▽

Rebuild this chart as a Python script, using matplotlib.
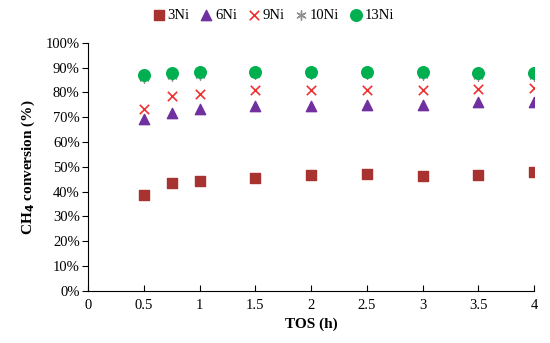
import matplotlib.pyplot as plt
from matplotlib.ticker import PercentFormatter

plt.rcParams['font.family'] = ['Liberation Serif', 'DejaVu Serif']

tos = [0.5, 0.75, 1, 1.5, 2, 2.5, 3, 3.5, 4]
ni3 = [38.7, 43.3, 44.5, 45.7, 46.9, 47.0, 46.5, 46.8, 48.0]
ni6 = [69.4, 71.8, 73.5, 74.6, 74.6, 75.0, 75.0, 76.2, 76.2]
ni9 = [73.3, 78.4, 79.4, 80.8, 80.9, 80.8, 80.8, 81.3, 81.7]
ni10 = [85.8, 86.6, 87.2, 87.3, 87.3, 87.3, 87.1, 86.8, 86.8]
ni13 = [87.1, 87.9, 88.4, 88.4, 88.4, 88.4, 88.2, 87.8, 87.8]

fig = plt.figure(figsize=(5.5, 3.43), dpi=100)
ax = fig.add_axes([0.16, 0.152, 0.811, 0.723])

ax.scatter(tos, ni3, marker='s', s=55, color='#A8322F', label='3Ni', zorder=3)
ax.scatter(tos, ni6, marker='^', s=55, color='#7030A0', label='6Ni', zorder=3)
ax.scatter(tos, ni9, marker='x', s=45, color='#F03030', linewidths=1.2, label='9Ni', zorder=3)
ax.scatter(tos, ni10, marker=(6, 2, 0), s=45, color='#909090', linewidths=1.0, label='10Ni', zorder=3)
ax.scatter(tos, ni13, marker='o', s=70, color='#00B050', label='13Ni', zorder=4)

ax.set_xlim(0, 4)
ax.set_ylim(0, 100)
ax.set_xticks([0, 0.5, 1, 1.5, 2, 2.5, 3, 3.5, 4])
ax.set_xticklabels(['0', '0.5', '1', '1.5', '2', '2.5', '3', '3.5', '4'])
ax.set_yticks(range(0, 101, 10))
ax.yaxis.set_major_formatter(PercentFormatter(decimals=0))
ax.tick_params(axis='y', direction='out', length=4, labelsize=10.5, pad=2)
ax.tick_params(axis='x', direction='in', length=4, labelsize=10.5, pad=6)
for s in ['top', 'right']:
    ax.spines[s].set_visible(False)

ax.set_xlabel('TOS (h)', fontsize=11, fontweight='bold', labelpad=4)
ax.set_ylabel('CH$_\\mathbf{4}$ conversion (%)', fontsize=11, fontweight='bold', labelpad=6)

fig.legend(loc='center', bbox_to_anchor=(0.498, 0.955), ncol=5, frameon=False,
           fontsize=10.5, handlelength=0.7, handletextpad=0.25, columnspacing=0.8,
           borderaxespad=0)

fig.savefig('out.png', dpi=100)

△

Your task is to reproduce exactly the lines from the start of the data above through the line containing "plt.rcParams['font.family'] = ['Liberation", leaving every picture out.

Rebuild this chart as a Python script, using matplotlib.
import matplotlib.pyplot as plt
from matplotlib.ticker import PercentFormatter

plt.rcParams['font.family'] = ['Liberation Serif', 'DejaVu Serif']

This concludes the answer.